• [Prompt] Give an exact copy of every line, leaving images out.

• [Data segment]

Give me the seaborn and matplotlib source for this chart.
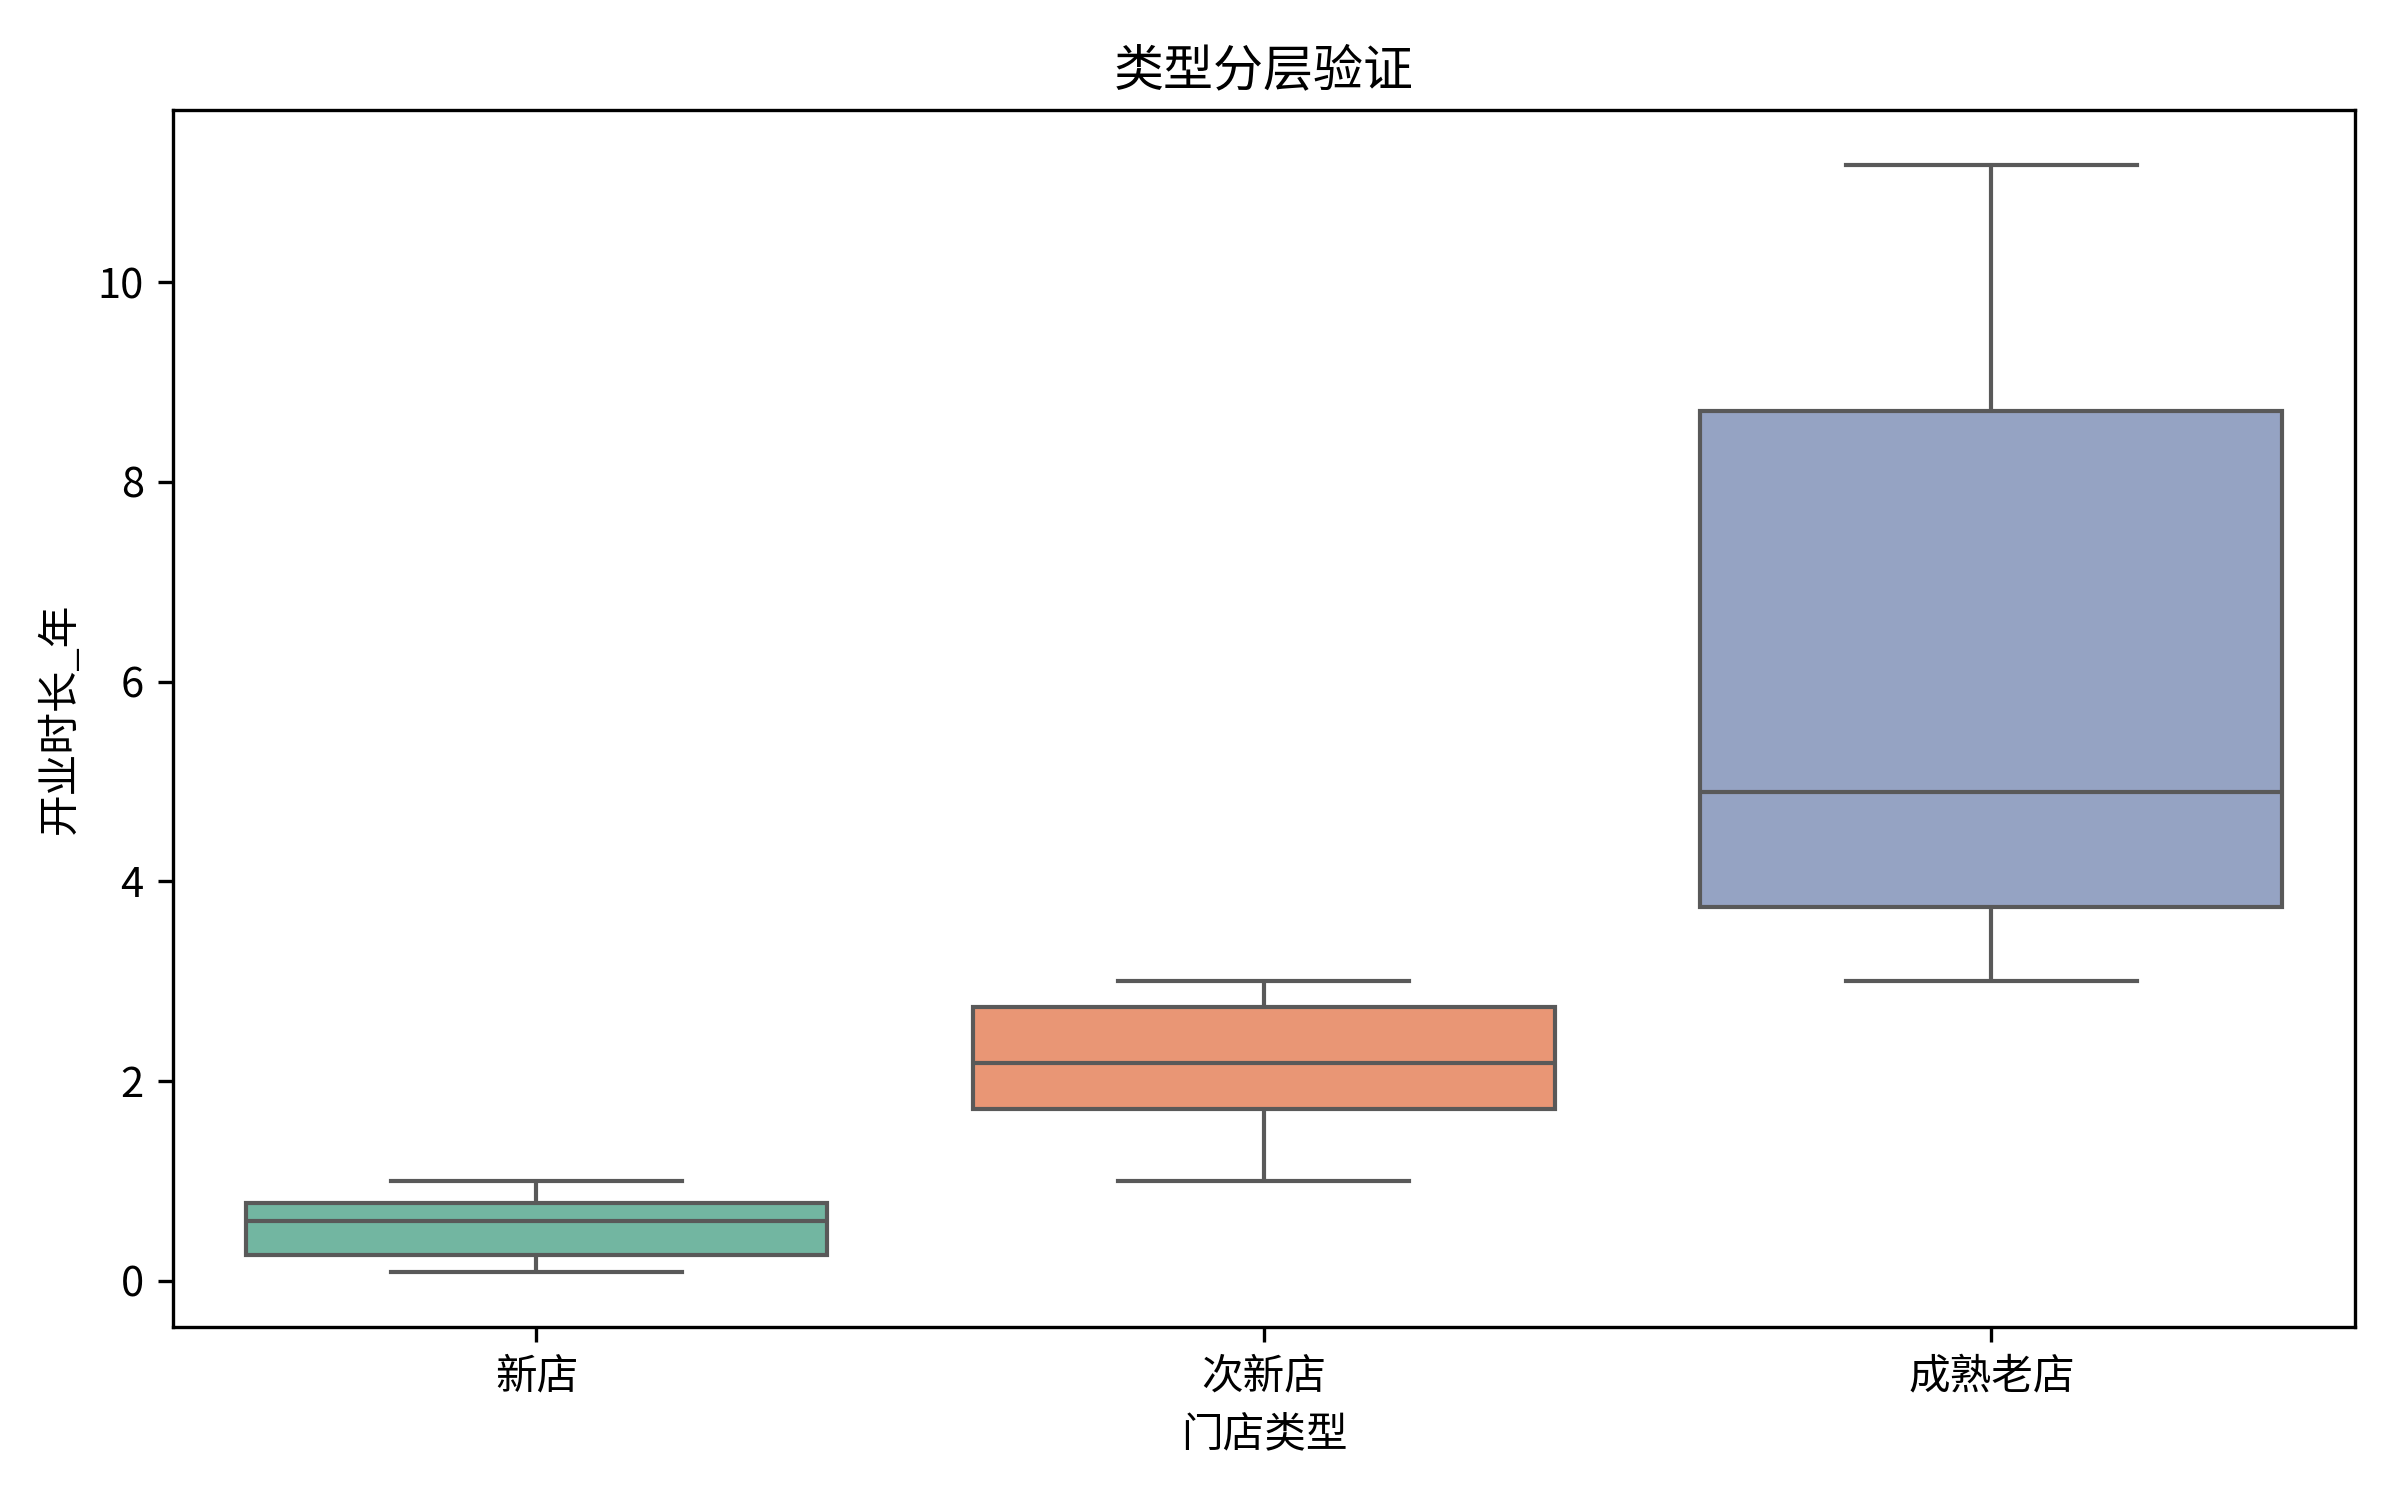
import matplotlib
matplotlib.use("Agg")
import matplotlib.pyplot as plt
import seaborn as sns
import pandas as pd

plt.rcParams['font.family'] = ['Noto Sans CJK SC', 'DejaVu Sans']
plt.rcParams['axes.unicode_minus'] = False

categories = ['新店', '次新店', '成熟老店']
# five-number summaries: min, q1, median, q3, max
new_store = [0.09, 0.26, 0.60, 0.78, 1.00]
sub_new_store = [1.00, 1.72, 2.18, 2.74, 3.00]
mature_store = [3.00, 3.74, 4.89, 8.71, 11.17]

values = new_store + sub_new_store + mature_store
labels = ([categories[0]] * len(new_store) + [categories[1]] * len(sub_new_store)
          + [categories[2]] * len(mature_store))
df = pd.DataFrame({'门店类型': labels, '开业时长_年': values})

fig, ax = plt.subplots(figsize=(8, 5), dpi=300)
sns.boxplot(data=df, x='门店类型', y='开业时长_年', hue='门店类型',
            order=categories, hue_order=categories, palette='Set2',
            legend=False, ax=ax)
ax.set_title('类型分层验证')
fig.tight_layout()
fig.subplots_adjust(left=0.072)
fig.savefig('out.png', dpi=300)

• [Written answer]
Give me the seaborn and matplotlib source for this chart.
import matplotlib
matplotlib.use("Agg")
import matplotlib.pyplot as plt
import seaborn as sns
import pandas as pd

plt.rcParams['font.family'] = ['Noto Sans CJK SC', 'DejaVu Sans']
plt.rcParams['axes.unicode_minus'] = False

categories = ['新店', '次新店', '成熟老店']
# five-number summaries: min, q1, median, q3, max
new_store = [0.09, 0.26, 0.60, 0.78, 1.00]
sub_new_store = [1.00, 1.72, 2.18, 2.74, 3.00]
mature_store = [3.00, 3.74, 4.89, 8.71, 11.17]

values = new_store + sub_new_store + mature_store
labels = ([categories[0]] * len(new_store) + [categories[1]] * len(sub_new_store)
          + [categories[2]] * len(mature_store))
df = pd.DataFrame({'门店类型': labels, '开业时长_年': values})

fig, ax = plt.subplots(figsize=(8, 5), dpi=300)
sns.boxplot(data=df, x='门店类型', y='开业时长_年', hue='门店类型',
            order=categories, hue_order=categories, palette='Set2',
            legend=False, ax=ax)
ax.set_title('类型分层验证')
fig.tight_layout()
fig.subplots_adjust(left=0.072)
fig.savefig('out.png', dpi=300)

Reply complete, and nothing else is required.